**DATASET EXTRACT:**
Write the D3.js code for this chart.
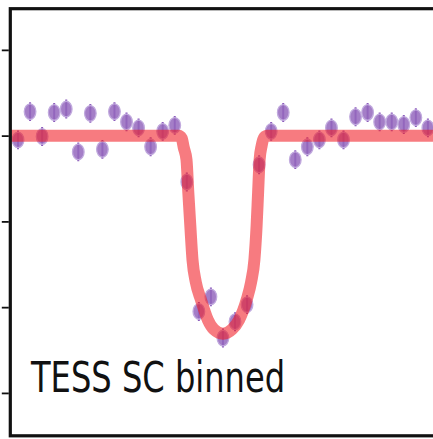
<!DOCTYPE html>
<html>
<head>
<meta charset="utf-8">
<script src="https://cdn.jsdelivr.net/npm/d3@7"></script>
<style>
  html, body { margin: 0; padding: 0; background: #fff; }
  svg { display: block; }
</style>
</head>
<body>
<svg id="chart" width="433" height="439"></svg>
<script>
// Binned TESS short-cadence points: time from mid-transit (hours) and relative flux
const binTime = [-1.7, -1.6, -1.5, -1.4, -1.3, -1.2, -1.1, -1.0, -0.9, -0.8, -0.7, -0.6,
  -0.5, -0.4, -0.3, -0.2, -0.1, 0.0, 0.1, 0.2, 0.3, 0.4, 0.5, 0.6, 0.7, 0.8, 0.9, 1.0,
  1.1, 1.2, 1.3, 1.4, 1.5, 1.6, 1.7, 1.8];
const binFlux = [0.99995, 1.00028, 0.99999, 1.00027, 1.00031, 0.99981, 1.00026, 0.99984,
  1.00028, 1.00016, 1.00009, 0.99987, 1.00005, 1.00012, 0.99946, 0.99795, 0.99812, 0.99764,
  0.99783, 0.99803, 0.99966, 1.00005, 1.00027, 0.99972, 0.99987, 0.99995, 1.00009, 0.99995,
  1.00022, 1.00027, 1.00016, 1.00016, 1.00013, 1.00021, 1.00009, 1.00027];
const binErr = 0.00011;

// Transit model curve
const modelTime = [-1.76, -0.367, -0.342, -0.325, -0.3025, -0.2875, -0.2708, -0.2525, -0.225,
  -0.1833, -0.125, -0.075, 0.0, 0.075, 0.1333, 0.1975, 0.2333, 0.2608, 0.2792, 0.2917,
  0.3042, 0.3208, 0.3417, 0.3667, 1.9];
const modelFlux = [1.0, 1.0, 0.99997, 0.99986, 0.99972, 0.99934, 0.99895, 0.99855, 0.99829,
  0.99809, 0.99785, 0.99774, 0.99769, 0.99774, 0.99785, 0.99809, 0.99829, 0.99855, 0.99895,
  0.99934, 0.99972, 0.99988, 0.99998, 1.0, 1.0];

const yTicks = [1.001, 1.000, 0.999, 0.998, 0.997];
const labelText = "TESS SC binned";

(function () {
const svg = d3.select("#chart");
const pLeft = 10.3, pRight = 452, pTop = 8.7, pBottom = 435.8;

const x = d3.scaleLinear().domain([-1.764, 1.9]).range([pLeft, pRight]);
const y = d3.scaleLinear().domain([0.9965, 1.00148]).range([pBottom, pTop]);

const plot = svg.append("g");
plot.append("defs").append("clipPath").attr("id", "clip")
  .append("rect").attr("x", pLeft).attr("y", pTop).attr("width", pRight - pLeft).attr("height", pBottom - pTop);

const data = binTime.map((t, i) => ({ t, f: binFlux[i] }));

const pts = plot.append("g").attr("clip-path", "url(#clip)");
const g = pts.selectAll("g.pt").data(data).join("g").attr("class", "pt");
g.append("line")
  .attr("x1", d => x(d.t)).attr("x2", d => x(d.t))
  .attr("y1", d => y(d.f + binErr)).attr("y2", d => y(d.f - binErr))
  .attr("stroke", "#8c5cbc").attr("stroke-width", 2);
g.append("ellipse")
  .attr("cx", d => x(d.t)).attr("cy", d => y(d.f))
  .attr("rx", 5.8).attr("ry", 7.8)
  .attr("fill", "#9467bd").attr("fill-opacity", 0.85)
  .attr("stroke", "#c1aade").attr("stroke-width", 1.3);

const line = d3.line().x((d, i) => x(modelTime[i])).y(d => y(d)).curve(d3.curveMonotoneX);
pts.append("path")
  .attr("d", line(modelFlux))
  .attr("fill", "none")
  .attr("stroke", "#f21c24")
  .attr("stroke-opacity", 0.58)
  .attr("stroke-width", 12)
  .attr("stroke-linejoin", "round");

// Frame
plot.append("rect")
  .attr("x", pLeft).attr("y", pTop)
  .attr("width", pRight - pLeft).attr("height", pBottom - pTop)
  .attr("fill", "none").attr("stroke", "#111").attr("stroke-width", 3.2);

// Left axis ticks (labels cropped out)
const axis = d3.axisLeft(y).tickValues(yTicks).tickSize(7).tickFormat("");
const ax = plot.append("g").attr("transform", `translate(${pLeft - 1.5},0)`).call(axis);
ax.select(".domain").remove();
ax.selectAll(".tick line").attr("stroke", "#111").attr("stroke-width", 1.8);

// Label
plot.append("text")
  .attr("transform", `translate(31,391.5) scale(0.765,1)`)
  .attr("font-family", "DejaVu Sans")
  .attr("font-size", 42)
  .attr("fill", "#111")
  .text(labelText);
})();
</script>
</body>
</html>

**WRITTEN INSTRUCTION:**
Every line of the data above should be quoted exactly. Omit the pictures.

**WRITTEN ANSWER:**
Write the D3.js code for this chart.
<!DOCTYPE html>
<html>
<head>
<meta charset="utf-8">
<script src="https://cdn.jsdelivr.net/npm/d3@7"></script>
<style>
  html, body { margin: 0; padding: 0; background: #fff; }
  svg { display: block; }
</style>
</head>
<body>
<svg id="chart" width="433" height="439"></svg>
<script>
// Binned TESS short-cadence points: time from mid-transit (hours) and relative flux
const binTime = [-1.7, -1.6, -1.5, -1.4, -1.3, -1.2, -1.1, -1.0, -0.9, -0.8, -0.7, -0.6,
  -0.5, -0.4, -0.3, -0.2, -0.1, 0.0, 0.1, 0.2, 0.3, 0.4, 0.5, 0.6, 0.7, 0.8, 0.9, 1.0,
  1.1, 1.2, 1.3, 1.4, 1.5, 1.6, 1.7, 1.8];
const binFlux = [0.99995, 1.00028, 0.99999, 1.00027, 1.00031, 0.99981, 1.00026, 0.99984,
  1.00028, 1.00016, 1.00009, 0.99987, 1.00005, 1.00012, 0.99946, 0.99795, 0.99812, 0.99764,
  0.99783, 0.99803, 0.99966, 1.00005, 1.00027, 0.99972, 0.99987, 0.99995, 1.00009, 0.99995,
  1.00022, 1.00027, 1.00016, 1.00016, 1.00013, 1.00021, 1.00009, 1.00027];
const binErr = 0.00011;

// Transit model curve
const modelTime = [-1.76, -0.367, -0.342, -0.325, -0.3025, -0.2875, -0.2708, -0.2525, -0.225,
  -0.1833, -0.125, -0.075, 0.0, 0.075, 0.1333, 0.1975, 0.2333, 0.2608, 0.2792, 0.2917,
  0.3042, 0.3208, 0.3417, 0.3667, 1.9];
const modelFlux = [1.0, 1.0, 0.99997, 0.99986, 0.99972, 0.99934, 0.99895, 0.99855, 0.99829,
  0.99809, 0.99785, 0.99774, 0.99769, 0.99774, 0.99785, 0.99809, 0.99829, 0.99855, 0.99895,
  0.99934, 0.99972, 0.99988, 0.99998, 1.0, 1.0];

const yTicks = [1.001, 1.000, 0.999, 0.998, 0.997];
const labelText = "TESS SC binned";

(function () {
const svg = d3.select("#chart");
const pLeft = 10.3, pRight = 452, pTop = 8.7, pBottom = 435.8;

const x = d3.scaleLinear().domain([-1.764, 1.9]).range([pLeft, pRight]);
const y = d3.scaleLinear().domain([0.9965, 1.00148]).range([pBottom, pTop]);

const plot = svg.append("g");
plot.append("defs").append("clipPath").attr("id", "clip")
  .append("rect").attr("x", pLeft).attr("y", pTop).attr("width", pRight - pLeft).attr("height", pBottom - pTop);

const data = binTime.map((t, i) => ({ t, f: binFlux[i] }));

const pts = plot.append("g").attr("clip-path", "url(#clip)");
const g = pts.selectAll("g.pt").data(data).join("g").attr("class", "pt");
g.append("line")
  .attr("x1", d => x(d.t)).attr("x2", d => x(d.t))
  .attr("y1", d => y(d.f + binErr)).attr("y2", d => y(d.f - binErr))
  .attr("stroke", "#8c5cbc").attr("stroke-width", 2);
g.append("ellipse")
  .attr("cx", d => x(d.t)).attr("cy", d => y(d.f))
  .attr("rx", 5.8).attr("ry", 7.8)
  .attr("fill", "#9467bd").attr("fill-opacity", 0.85)
  .attr("stroke", "#c1aade").attr("stroke-width", 1.3);

const line = d3.line().x((d, i) => x(modelTime[i])).y(d => y(d)).curve(d3.curveMonotoneX);
pts.append("path")
  .attr("d", line(modelFlux))
  .attr("fill", "none")
  .attr("stroke", "#f21c24")
  .attr("stroke-opacity", 0.58)
  .attr("stroke-width", 12)
  .attr("stroke-linejoin", "round");

// Frame
plot.append("rect")
  .attr("x", pLeft).attr("y", pTop)
  .attr("width", pRight - pLeft).attr("height", pBottom - pTop)
  .attr("fill", "none").attr("stroke", "#111").attr("stroke-width", 3.2);

// Left axis ticks (labels cropped out)
const axis = d3.axisLeft(y).tickValues(yTicks).tickSize(7).tickFormat("");
const ax = plot.append("g").attr("transform", `translate(${pLeft - 1.5},0)`).call(axis);
ax.select(".domain").remove();
ax.selectAll(".tick line").attr("stroke", "#111").attr("stroke-width", 1.8);

// Label
plot.append("text")
  .attr("transform", `translate(31,391.5) scale(0.765,1)`)
  .attr("font-family", "DejaVu Sans")
  .attr("font-size", 42)
  .attr("fill", "#111")
  .text(labelText);
})();
</script>
</body>
</html>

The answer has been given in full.